We therefore construe the Act of 1937 as requiring a showing of negligence to establish liability under it. We are reinforced in this interpretation by later Pennsylvania legislation which also indicates that the legislature knew how to distinguish the concept of strict liability from liability for negligence. Indeed, in such legislation, adopted in 1961 for anthracite coal mining*fn17 and in 1966 for bituminous coal mining*fn18 the legislature expressly granted to private parties who are injured by such operations the right to recover damages.*fn19 These statutes are statewide in operation and thus avoid the problem of special legislation under the Pennsylvania Constitution.
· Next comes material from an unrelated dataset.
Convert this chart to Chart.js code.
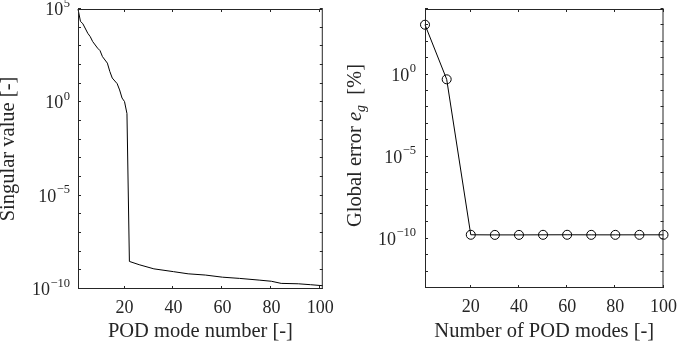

Although the Act of 1966 deals with bituminous mining operations, it does not govern the present case because it became effective after plaintiffs sustained the injury of which they complain.*fn20

Plaintiffs' action is outside the scope of the Act of 1937 since they expressly disclaim any negligence by defendant. They also concede that if they cannot recover under the statute their action is barred by the waiver of damages in their deed.*fn21 The action, therefore, must fail, and we need not decide the state and federal constitutional defenses asserted against it.

The judgment of the district court, therefore, will be affirmed.